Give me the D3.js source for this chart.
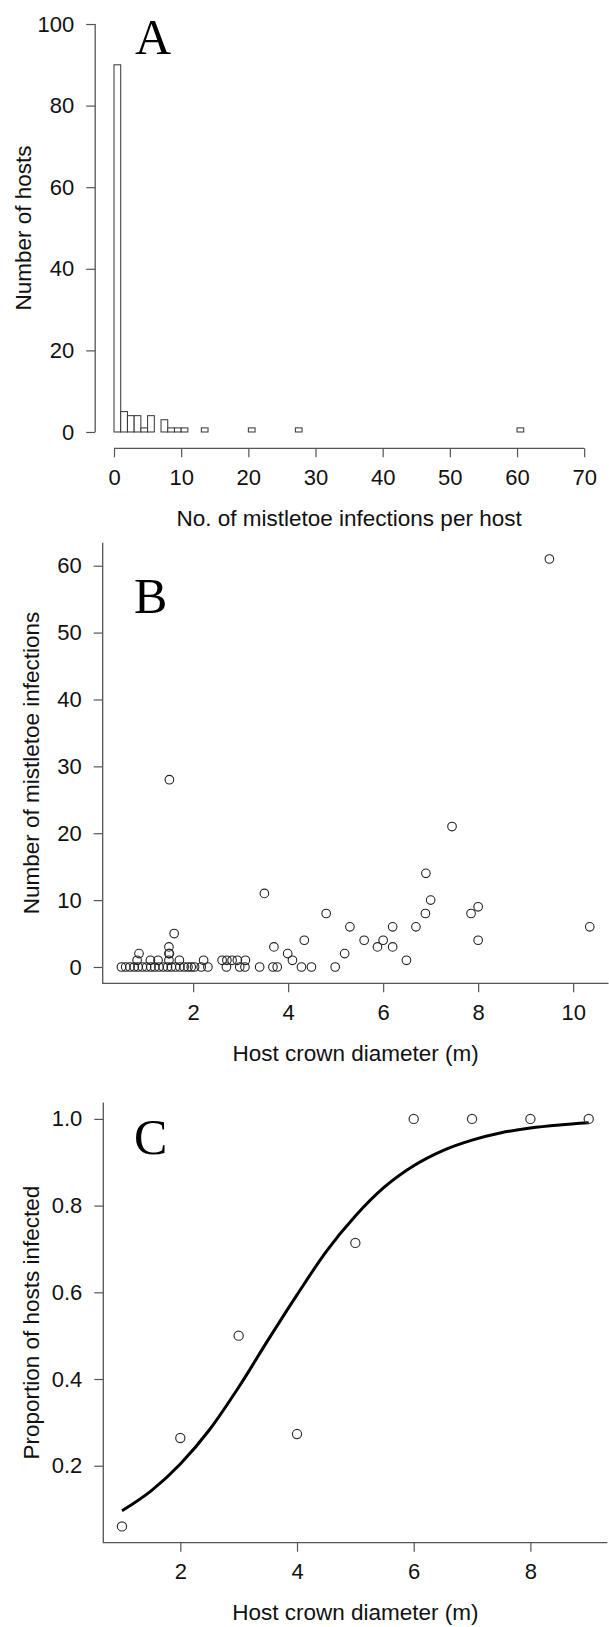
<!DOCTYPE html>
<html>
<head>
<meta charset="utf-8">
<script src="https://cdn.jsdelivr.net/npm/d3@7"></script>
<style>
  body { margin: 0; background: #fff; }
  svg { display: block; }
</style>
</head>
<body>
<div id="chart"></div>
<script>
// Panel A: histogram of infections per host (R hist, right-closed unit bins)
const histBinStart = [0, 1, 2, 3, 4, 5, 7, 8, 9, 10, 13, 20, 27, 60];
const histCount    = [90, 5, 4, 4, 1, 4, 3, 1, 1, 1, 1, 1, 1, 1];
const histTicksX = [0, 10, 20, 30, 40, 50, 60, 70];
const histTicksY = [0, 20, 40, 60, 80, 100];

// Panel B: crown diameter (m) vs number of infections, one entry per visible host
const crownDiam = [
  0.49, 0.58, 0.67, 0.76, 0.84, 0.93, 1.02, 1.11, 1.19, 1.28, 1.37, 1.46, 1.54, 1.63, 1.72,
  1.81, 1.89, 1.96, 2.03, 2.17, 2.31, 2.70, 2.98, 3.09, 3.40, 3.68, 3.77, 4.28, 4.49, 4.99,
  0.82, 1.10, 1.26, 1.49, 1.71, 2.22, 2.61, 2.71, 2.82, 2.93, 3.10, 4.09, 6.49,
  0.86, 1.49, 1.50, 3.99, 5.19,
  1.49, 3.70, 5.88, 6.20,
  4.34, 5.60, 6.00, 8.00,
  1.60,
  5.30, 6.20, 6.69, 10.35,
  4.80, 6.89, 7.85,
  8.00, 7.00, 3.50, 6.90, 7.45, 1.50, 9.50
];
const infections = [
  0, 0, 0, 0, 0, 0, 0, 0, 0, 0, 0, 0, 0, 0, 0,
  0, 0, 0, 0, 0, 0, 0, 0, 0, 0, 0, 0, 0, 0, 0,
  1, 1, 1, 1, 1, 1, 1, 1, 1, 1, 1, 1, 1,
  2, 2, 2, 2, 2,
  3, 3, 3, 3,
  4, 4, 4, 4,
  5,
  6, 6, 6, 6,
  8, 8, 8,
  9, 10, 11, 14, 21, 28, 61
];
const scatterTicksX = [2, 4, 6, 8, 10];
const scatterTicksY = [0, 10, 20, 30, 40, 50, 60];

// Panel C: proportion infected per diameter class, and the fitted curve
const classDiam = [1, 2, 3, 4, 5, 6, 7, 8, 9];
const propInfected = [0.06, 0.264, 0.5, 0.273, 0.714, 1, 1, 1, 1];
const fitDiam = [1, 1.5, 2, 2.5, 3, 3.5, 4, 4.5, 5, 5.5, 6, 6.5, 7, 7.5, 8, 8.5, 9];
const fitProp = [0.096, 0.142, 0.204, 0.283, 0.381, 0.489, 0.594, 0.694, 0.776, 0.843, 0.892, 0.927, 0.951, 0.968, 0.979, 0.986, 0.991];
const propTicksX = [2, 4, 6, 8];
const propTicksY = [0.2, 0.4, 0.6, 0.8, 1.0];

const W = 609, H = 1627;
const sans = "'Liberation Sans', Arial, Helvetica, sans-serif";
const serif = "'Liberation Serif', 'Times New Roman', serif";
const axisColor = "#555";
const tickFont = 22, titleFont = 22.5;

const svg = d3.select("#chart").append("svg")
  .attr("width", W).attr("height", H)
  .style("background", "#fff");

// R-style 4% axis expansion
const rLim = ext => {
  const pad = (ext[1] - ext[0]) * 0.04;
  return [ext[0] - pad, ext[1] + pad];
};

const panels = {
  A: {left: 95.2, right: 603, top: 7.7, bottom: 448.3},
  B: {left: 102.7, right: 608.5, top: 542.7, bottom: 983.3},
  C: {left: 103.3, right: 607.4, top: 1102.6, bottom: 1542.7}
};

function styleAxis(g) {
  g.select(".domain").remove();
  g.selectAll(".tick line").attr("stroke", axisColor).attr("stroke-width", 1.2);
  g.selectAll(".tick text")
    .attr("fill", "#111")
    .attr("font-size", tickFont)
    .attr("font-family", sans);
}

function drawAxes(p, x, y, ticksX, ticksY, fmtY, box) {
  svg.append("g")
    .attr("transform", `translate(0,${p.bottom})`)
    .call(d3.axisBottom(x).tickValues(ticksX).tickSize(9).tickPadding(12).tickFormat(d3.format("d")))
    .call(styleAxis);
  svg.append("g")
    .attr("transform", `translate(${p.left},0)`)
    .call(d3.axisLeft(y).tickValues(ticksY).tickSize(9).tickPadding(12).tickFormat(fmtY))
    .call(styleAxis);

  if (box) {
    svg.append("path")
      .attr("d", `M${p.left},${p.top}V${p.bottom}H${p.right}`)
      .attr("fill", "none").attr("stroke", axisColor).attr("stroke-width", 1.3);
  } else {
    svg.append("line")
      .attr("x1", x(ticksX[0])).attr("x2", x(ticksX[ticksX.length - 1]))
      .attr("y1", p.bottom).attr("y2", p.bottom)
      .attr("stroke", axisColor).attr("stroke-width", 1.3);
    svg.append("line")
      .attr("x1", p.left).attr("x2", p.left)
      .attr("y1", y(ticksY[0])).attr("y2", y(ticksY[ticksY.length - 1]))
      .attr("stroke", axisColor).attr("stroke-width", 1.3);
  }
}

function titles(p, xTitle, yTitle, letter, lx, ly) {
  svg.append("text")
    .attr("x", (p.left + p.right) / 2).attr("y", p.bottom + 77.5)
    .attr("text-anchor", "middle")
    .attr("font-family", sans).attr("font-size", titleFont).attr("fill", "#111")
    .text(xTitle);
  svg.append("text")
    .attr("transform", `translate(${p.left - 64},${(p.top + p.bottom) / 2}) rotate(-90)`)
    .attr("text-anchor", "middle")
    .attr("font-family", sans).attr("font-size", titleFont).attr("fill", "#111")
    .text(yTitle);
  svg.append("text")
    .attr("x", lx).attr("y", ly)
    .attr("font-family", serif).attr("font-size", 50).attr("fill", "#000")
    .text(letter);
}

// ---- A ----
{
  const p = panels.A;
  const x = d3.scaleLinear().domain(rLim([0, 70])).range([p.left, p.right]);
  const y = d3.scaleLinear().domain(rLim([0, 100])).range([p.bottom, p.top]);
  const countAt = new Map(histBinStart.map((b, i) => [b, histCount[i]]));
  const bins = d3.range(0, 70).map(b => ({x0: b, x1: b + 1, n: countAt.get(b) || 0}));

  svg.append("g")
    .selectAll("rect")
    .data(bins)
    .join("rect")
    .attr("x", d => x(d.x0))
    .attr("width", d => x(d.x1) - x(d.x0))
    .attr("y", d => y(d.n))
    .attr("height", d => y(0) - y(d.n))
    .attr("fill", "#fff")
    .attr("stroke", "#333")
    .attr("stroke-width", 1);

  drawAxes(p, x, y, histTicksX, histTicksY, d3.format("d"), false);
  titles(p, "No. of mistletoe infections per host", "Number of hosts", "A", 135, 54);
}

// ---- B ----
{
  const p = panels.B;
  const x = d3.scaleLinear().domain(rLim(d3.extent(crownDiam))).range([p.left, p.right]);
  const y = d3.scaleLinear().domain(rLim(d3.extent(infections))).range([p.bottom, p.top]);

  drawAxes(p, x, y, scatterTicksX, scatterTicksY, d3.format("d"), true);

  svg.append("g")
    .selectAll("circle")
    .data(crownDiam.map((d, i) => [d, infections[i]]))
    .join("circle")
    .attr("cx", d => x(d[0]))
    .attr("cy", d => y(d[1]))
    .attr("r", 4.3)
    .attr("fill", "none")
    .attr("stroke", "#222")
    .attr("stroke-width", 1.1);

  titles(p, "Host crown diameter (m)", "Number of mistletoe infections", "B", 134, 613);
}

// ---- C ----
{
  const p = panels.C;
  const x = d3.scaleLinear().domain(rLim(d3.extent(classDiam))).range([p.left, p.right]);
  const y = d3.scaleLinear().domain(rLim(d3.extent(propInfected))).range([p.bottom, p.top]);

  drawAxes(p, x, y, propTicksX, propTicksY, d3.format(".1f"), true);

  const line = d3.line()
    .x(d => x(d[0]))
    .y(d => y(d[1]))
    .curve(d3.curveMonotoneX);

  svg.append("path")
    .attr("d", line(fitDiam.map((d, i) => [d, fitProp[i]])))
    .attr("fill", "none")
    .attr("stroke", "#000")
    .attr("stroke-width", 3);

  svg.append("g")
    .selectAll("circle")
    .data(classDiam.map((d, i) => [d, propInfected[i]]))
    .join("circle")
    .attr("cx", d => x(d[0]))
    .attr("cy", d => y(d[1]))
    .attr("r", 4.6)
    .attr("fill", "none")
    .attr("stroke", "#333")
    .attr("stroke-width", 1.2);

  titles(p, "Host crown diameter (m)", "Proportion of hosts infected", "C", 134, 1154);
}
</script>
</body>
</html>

--

Of all the lines above, how many contain the word "chart"? Answer with only the number.

(RESULT BELOW)
3